→ What the exercise asks
Determine how many lines include the word "this", then give that number and nothing more.
━━━━━ Provided records
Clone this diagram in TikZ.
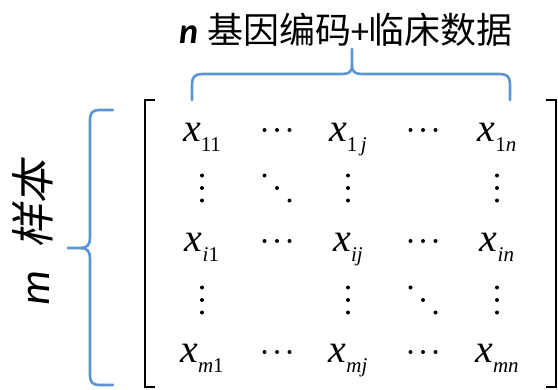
\documentclass[tikz,border=0pt]{standalone}
\usepackage{fontspec}
\setmainfont{Liberation Serif}
\newfontfamily\cjkfont{Noto Sans CJK SC}
\newfontfamily\cjkslant[FakeSlant=0.2]{Noto Sans CJK SC}
\newfontfamily\labfont{Carlito}
\newcommand\xe[1]{{\fontsize{40}{40}\selectfont\itshape x}\raisebox{-10pt}{\fontsize{21}{21}\selectfont\itshape #1}}
\definecolor{braceblue}{RGB}{91,150,210}
\tikzset{
  ent/.style={anchor=base,inner sep=0pt},
  brace/.style={draw=braceblue,line width=2.6pt,line join=round,line cap=round},
  bracket/.style={draw=black,line width=1.8pt},
  cdotsp/.pic={\foreach \i in {-1,0,1} \fill (\i*12.5,0) circle (2pt);},
  vdotsp/.pic={\foreach \i in {-1,0,1} \fill (0,\i*12.5) circle (2pt);},
  ddotsp/.pic={\foreach \i in {-1,0,1} \fill (\i*12.5,\i*12.5) circle (2pt);},
}
\begin{document}
\begin{tikzpicture}[x=1pt,y=-1pt]
\useasboundingbox (0,0) rectangle (558,389);
% brackets
\draw[bracket] (155,100) -- (145,100) -- (145,387) -- (155,387);
\draw[bracket] (546,100) -- (556,100) -- (556,387) -- (546,387);
% entries (baselines)
\node[ent] (a11) at (202,141) {\xe{\textup{11}}};
\node[ent] (a1j) at (348,141) {\xe{\textup{1}\,j}};
\node[ent] (a1n) at (497,141) {\xe{\textup{1}n}};
\node[ent] (ai1) at (202,251) {\xe{i\textup{1}}};
\node[ent] (aij) at (348,251) {\xe{ij}};
\node[ent] (ain) at (497,251) {\xe{in}};
\node[ent] (am1) at (202,362) {\xe{m\textup{1}}};
\node[ent] (amj) at (348,362) {\xe{mj}};
\node[ent] (amn) at (497,362) {\xe{mn}};
% dots
\pic at (277,130) {cdotsp};
\pic at (423,130) {cdotsp};
\pic at (277,241) {cdotsp};
\pic at (423,241) {cdotsp};
\pic at (277,352) {cdotsp};
\pic at (423,352) {cdotsp};
\pic at (202,188) {vdotsp};
\pic at (277,188) {ddotsp};
\pic at (348,188) {vdotsp};
\pic at (497,188) {vdotsp};
\pic at (202,300) {vdotsp};
\pic at (348,300) {vdotsp};
\pic at (423,300) {ddotsp};
\pic at (497,300) {vdotsp};
% top brace
\draw[brace] (192,100) -- (192,84) .. controls (192,77) and (195,74) .. (202,74)
  -- (342,74) .. controls (349,74) and (352,72) .. (352,65) -- (352,49);
\draw[brace] (352,65) .. controls (352,72) and (355,74) .. (362,74)
  -- (500,74) .. controls (507,74) and (510,77) .. (510,84) -- (510,100);
% left brace
\draw[brace] (113,110) -- (99,110) .. controls (93,110) and (90,113) .. (90,119)
  -- (90,238) .. controls (90,245) and (87,248) .. (80,248) -- (68,248);
\draw[brace] (80,248) .. controls (87,248) and (90,251) .. (90,258)
  -- (90,376) .. controls (90,382) and (93,385) .. (99,385) -- (113,385);
% labels
\node[inner sep=0pt] (toplabel) at (346,30) {\fontsize{36}{40}\selectfont{\labfont\bfseries\itshape n}\ \cjkfont 基因编码{\labfont +}临床数据};
\node[inner sep=0pt,rotate=90] (leftlabel) at (33,233) {\fontsize{44}{48}\selectfont{\labfont\itshape m}\ \ {\cjkslant 样本}};
\end{tikzpicture}
\end{document}
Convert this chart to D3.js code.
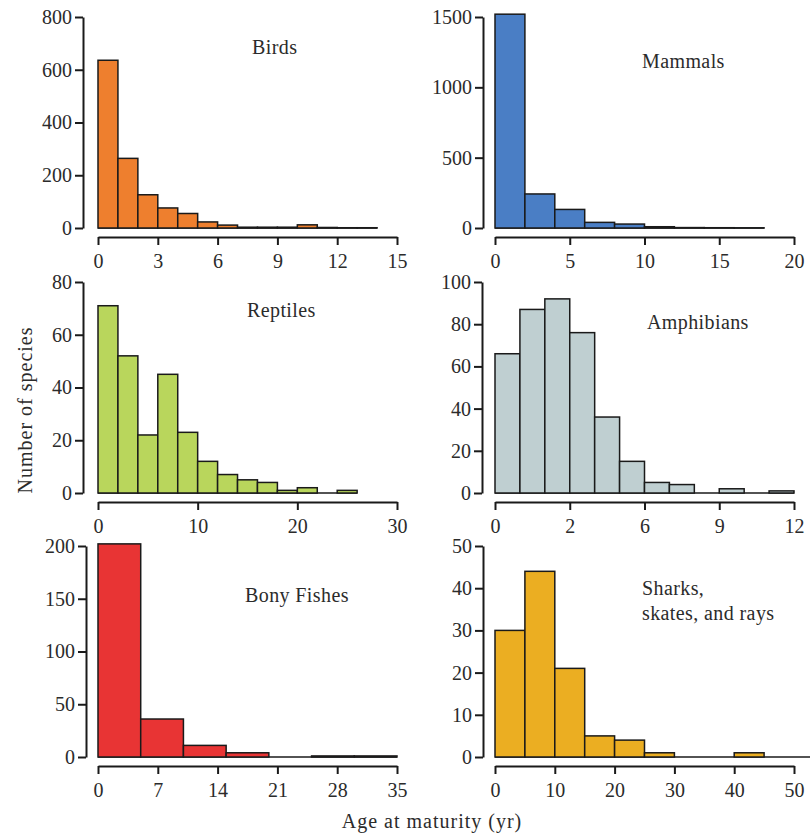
━━━━━━━━━━
→ Completed exercise
2